Varghese George (S’94) received the M.Tech. degree in electronics in 1993 from the Cochin University of Science and Technology, Kerala, India. He is currently working toward the Ph.D. degree in electrical engineering at the University of California at Berkeley. From 1993 until 1994, he was a Research Engineer at the Raman Research Institute, India. He is now working on low-energy embedded reconfigurable architectures. His research interests include low-power techniques at the architecture and circuit levels.

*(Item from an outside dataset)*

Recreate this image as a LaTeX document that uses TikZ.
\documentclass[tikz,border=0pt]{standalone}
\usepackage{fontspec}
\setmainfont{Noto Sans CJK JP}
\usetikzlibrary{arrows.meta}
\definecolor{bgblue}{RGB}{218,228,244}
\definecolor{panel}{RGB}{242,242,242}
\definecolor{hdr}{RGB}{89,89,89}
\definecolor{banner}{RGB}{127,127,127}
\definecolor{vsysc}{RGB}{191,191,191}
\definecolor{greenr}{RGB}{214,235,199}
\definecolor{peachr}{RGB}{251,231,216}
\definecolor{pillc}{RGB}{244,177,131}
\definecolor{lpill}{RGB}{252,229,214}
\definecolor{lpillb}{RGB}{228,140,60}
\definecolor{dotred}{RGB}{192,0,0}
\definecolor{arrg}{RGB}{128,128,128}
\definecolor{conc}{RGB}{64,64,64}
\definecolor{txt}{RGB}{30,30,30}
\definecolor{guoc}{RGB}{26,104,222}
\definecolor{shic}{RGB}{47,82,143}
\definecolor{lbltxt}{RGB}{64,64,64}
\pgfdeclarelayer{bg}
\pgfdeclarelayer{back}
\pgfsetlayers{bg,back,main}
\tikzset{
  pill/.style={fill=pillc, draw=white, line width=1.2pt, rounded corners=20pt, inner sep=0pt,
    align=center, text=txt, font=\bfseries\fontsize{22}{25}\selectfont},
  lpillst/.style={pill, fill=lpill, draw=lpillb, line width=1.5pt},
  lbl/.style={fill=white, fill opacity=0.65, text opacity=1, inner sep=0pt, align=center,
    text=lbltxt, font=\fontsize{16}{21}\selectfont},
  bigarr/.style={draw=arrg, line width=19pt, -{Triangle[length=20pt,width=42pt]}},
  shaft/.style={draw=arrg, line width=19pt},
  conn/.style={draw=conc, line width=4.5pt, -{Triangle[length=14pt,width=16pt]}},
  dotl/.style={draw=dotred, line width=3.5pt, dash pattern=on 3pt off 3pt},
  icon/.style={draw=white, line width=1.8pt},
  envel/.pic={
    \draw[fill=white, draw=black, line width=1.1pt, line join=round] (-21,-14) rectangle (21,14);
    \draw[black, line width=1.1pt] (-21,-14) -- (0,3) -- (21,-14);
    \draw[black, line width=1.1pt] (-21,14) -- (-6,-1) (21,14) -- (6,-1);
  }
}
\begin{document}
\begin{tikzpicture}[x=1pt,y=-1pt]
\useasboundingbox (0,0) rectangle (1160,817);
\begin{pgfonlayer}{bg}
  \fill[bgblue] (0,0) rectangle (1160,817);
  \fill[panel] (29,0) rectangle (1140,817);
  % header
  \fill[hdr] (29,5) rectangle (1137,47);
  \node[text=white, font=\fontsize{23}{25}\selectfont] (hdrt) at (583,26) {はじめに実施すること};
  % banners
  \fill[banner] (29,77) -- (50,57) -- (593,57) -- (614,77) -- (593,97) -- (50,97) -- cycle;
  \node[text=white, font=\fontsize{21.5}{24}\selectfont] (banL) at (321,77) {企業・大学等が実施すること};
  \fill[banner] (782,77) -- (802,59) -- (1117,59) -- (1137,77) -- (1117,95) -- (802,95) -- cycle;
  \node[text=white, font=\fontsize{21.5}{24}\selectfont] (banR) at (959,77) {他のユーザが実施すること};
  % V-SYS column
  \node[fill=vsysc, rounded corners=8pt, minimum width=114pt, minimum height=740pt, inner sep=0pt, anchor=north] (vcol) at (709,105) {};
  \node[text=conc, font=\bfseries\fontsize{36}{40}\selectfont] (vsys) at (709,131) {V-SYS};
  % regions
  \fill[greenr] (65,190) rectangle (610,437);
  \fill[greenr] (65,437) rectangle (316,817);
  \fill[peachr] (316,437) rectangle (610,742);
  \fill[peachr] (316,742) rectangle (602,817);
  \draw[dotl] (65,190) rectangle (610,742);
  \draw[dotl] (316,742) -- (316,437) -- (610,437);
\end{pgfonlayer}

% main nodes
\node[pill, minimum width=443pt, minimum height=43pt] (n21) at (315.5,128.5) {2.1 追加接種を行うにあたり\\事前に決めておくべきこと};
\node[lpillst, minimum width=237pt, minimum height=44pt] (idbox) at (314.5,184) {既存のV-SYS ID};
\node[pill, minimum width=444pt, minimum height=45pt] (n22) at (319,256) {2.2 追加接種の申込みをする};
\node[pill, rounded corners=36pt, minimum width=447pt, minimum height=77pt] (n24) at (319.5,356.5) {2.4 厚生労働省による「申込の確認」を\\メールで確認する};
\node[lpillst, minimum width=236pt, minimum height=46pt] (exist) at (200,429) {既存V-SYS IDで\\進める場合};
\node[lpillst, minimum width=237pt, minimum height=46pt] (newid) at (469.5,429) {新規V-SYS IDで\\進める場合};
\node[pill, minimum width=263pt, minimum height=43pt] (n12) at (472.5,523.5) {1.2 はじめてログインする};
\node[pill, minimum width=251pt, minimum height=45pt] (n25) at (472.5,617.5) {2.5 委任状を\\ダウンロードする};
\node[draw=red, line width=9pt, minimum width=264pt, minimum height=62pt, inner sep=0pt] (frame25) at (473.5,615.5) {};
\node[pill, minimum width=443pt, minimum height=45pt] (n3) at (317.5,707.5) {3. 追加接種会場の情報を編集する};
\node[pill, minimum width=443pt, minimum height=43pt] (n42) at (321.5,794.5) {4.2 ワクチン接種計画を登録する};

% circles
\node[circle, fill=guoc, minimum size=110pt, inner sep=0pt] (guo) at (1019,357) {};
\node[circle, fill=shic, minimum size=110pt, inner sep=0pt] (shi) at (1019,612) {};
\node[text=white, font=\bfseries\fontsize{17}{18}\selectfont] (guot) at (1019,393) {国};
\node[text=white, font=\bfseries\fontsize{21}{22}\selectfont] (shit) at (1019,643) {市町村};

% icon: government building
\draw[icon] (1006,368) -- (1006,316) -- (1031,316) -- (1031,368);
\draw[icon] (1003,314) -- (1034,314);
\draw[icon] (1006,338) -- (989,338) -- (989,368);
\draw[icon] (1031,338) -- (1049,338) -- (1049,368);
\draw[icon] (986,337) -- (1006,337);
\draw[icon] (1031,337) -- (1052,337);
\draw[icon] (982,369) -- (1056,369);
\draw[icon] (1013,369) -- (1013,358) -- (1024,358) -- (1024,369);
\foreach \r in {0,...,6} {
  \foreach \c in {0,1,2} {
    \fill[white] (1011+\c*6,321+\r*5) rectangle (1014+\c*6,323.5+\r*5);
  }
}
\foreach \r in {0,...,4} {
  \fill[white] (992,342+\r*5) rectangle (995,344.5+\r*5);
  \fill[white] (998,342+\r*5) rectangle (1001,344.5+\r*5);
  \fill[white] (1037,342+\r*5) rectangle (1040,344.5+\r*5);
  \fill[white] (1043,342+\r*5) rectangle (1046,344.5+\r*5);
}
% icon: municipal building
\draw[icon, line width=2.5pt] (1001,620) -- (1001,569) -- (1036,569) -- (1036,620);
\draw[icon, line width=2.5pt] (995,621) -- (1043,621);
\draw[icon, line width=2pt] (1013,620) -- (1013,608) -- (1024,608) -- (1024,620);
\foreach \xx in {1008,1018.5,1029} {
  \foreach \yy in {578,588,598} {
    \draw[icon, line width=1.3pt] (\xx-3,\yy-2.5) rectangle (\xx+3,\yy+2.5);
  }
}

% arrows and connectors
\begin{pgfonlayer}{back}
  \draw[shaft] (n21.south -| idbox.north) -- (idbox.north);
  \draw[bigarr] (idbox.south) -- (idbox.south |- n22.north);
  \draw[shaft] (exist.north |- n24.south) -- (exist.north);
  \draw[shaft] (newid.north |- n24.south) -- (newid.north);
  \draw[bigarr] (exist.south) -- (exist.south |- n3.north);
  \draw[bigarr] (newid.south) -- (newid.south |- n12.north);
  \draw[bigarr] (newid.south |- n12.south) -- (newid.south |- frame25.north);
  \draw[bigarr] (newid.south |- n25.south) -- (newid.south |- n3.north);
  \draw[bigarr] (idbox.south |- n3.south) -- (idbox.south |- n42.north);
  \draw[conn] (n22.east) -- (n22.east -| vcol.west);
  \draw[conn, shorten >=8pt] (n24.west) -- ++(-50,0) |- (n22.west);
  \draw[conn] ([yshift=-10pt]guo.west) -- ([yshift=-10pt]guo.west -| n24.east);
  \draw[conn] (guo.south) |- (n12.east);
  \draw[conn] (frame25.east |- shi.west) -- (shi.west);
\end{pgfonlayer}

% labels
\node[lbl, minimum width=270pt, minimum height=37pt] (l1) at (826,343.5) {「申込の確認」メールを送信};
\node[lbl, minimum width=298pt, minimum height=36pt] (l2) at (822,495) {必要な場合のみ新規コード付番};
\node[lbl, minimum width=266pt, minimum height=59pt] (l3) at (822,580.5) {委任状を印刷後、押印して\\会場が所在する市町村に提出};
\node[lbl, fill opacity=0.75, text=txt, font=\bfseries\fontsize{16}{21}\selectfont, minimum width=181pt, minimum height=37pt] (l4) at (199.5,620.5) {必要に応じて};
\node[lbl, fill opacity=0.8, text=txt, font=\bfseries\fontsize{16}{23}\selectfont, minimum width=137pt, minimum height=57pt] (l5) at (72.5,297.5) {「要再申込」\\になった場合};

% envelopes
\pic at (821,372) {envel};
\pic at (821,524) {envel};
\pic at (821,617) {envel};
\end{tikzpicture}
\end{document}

Jan M. Rabaey (S’80–M’83–SM’92–F’95) received the E.E. and Ph.D degrees in applied sciences from the Katholieke Universiteit Leuven, Belgium, in 1978 and 1983, respectively. From 1983 to 1985, he was with the University of California at Berkeley as a Visiting Research Engineer. From 1985 to 1987, he was a Research Manager at IMEC, Belgium, where he pioneered the development of the CATHEDRAL II synthesis system for digital signal processing. In 1987, he joined the faculty of the Electrical Engineering and Computer Science Departement, University of California at Berkeley, where he is now a Professor and the Vice Chair as well as the Scientific Codirector of the newly formed Berkeley Wireless Research Center (BWRC). He has authored or coauthored a wide range of papers in the area of signal processing and design automation. His current research interests include the exploration and synthesis of architectures and algorithms for digital signal processing systems and their interaction. He is also active in various aspects of portable distributed multimedia systems, including low-power design, networking, and design automation. He has served as Associate Editor of the IEEE JOURNAL OF SOLID-STATE CIRCUITS. Dr. Rabaey received numerous scientific awards, including the 1985 IEEE TRANSACTIONS ON COMPUTER-AIDED DESIGN Best Paper Award (Circuits and Systems Society), the 1989 Presidential Young Investigator Award, and the 1994 Signal Processing Society Senior Award. He has served as Associate Editor of the TODAES ACM Journal. He is/has been on the program committee of the ISSCC, EDAC, ICCD, ICCAD, ASP-DAC, High Level Synthesis, and VLSI Signal Processing conferences. He is also the Vice Chair of the 2000 Design Automation Conference to be held in Los Angeles, CA, in June 2000.